## Start

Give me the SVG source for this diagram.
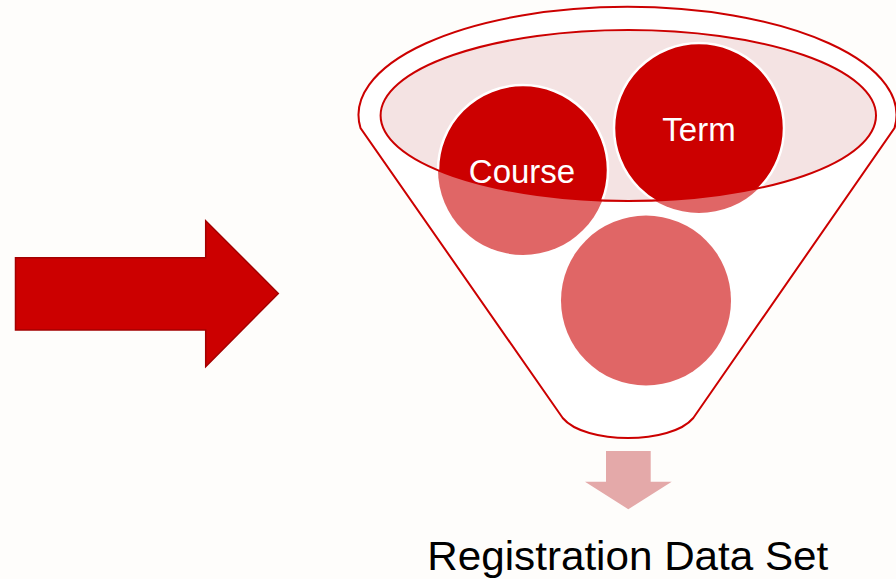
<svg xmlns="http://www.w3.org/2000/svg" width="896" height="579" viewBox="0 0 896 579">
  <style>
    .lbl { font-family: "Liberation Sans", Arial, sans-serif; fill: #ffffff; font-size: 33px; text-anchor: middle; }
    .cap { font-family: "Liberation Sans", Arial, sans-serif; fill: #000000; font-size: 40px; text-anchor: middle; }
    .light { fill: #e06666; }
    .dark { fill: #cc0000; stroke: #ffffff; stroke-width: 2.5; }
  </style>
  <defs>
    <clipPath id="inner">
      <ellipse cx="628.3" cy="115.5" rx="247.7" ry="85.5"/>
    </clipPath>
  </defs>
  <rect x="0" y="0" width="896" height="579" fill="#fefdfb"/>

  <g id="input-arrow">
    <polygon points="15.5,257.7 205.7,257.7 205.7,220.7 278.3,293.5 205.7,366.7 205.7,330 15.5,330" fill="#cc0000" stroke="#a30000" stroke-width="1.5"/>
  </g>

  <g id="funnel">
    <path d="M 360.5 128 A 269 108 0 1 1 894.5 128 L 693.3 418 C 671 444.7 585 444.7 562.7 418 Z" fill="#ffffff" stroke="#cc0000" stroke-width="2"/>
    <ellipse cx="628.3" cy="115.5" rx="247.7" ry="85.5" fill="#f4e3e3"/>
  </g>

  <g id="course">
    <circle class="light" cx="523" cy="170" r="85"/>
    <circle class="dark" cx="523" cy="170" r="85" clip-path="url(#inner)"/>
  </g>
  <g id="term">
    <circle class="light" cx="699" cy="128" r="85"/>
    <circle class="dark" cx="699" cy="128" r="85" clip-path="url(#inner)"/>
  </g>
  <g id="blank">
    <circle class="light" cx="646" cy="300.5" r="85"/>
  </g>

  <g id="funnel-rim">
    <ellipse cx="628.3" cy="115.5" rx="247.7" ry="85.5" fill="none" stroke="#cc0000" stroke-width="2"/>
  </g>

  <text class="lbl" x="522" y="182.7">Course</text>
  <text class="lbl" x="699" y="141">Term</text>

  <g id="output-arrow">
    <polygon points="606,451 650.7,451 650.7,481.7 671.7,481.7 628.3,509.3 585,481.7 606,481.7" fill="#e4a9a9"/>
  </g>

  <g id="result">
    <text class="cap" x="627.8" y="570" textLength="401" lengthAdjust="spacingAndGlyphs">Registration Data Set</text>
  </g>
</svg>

## End

__DIRECTIONS FOR THIS TASK__
Leave out the pictures and restate everything else word for word.

__EXERCISE OUTPUT__
Give me the SVG source for this diagram.
<svg xmlns="http://www.w3.org/2000/svg" width="896" height="579" viewBox="0 0 896 579">
  <style>
    .lbl { font-family: "Liberation Sans", Arial, sans-serif; fill: #ffffff; font-size: 33px; text-anchor: middle; }
    .cap { font-family: "Liberation Sans", Arial, sans-serif; fill: #000000; font-size: 40px; text-anchor: middle; }
    .light { fill: #e06666; }
    .dark { fill: #cc0000; stroke: #ffffff; stroke-width: 2.5; }
  </style>
  <defs>
    <clipPath id="inner">
      <ellipse cx="628.3" cy="115.5" rx="247.7" ry="85.5"/>
    </clipPath>
  </defs>
  <rect x="0" y="0" width="896" height="579" fill="#fefdfb"/>

  <g id="input-arrow">
    <polygon points="15.5,257.7 205.7,257.7 205.7,220.7 278.3,293.5 205.7,366.7 205.7,330 15.5,330" fill="#cc0000" stroke="#a30000" stroke-width="1.5"/>
  </g>

  <g id="funnel">
    <path d="M 360.5 128 A 269 108 0 1 1 894.5 128 L 693.3 418 C 671 444.7 585 444.7 562.7 418 Z" fill="#ffffff" stroke="#cc0000" stroke-width="2"/>
    <ellipse cx="628.3" cy="115.5" rx="247.7" ry="85.5" fill="#f4e3e3"/>
  </g>

  <g id="course">
    <circle class="light" cx="523" cy="170" r="85"/>
    <circle class="dark" cx="523" cy="170" r="85" clip-path="url(#inner)"/>
  </g>
  <g id="term">
    <circle class="light" cx="699" cy="128" r="85"/>
    <circle class="dark" cx="699" cy="128" r="85" clip-path="url(#inner)"/>
  </g>
  <g id="blank">
    <circle class="light" cx="646" cy="300.5" r="85"/>
  </g>

  <g id="funnel-rim">
    <ellipse cx="628.3" cy="115.5" rx="247.7" ry="85.5" fill="none" stroke="#cc0000" stroke-width="2"/>
  </g>

  <text class="lbl" x="522" y="182.7">Course</text>
  <text class="lbl" x="699" y="141">Term</text>

  <g id="output-arrow">
    <polygon points="606,451 650.7,451 650.7,481.7 671.7,481.7 628.3,509.3 585,481.7 606,481.7" fill="#e4a9a9"/>
  </g>

  <g id="result">
    <text class="cap" x="627.8" y="570" textLength="401" lengthAdjust="spacingAndGlyphs">Registration Data Set</text>
  </g>
</svg>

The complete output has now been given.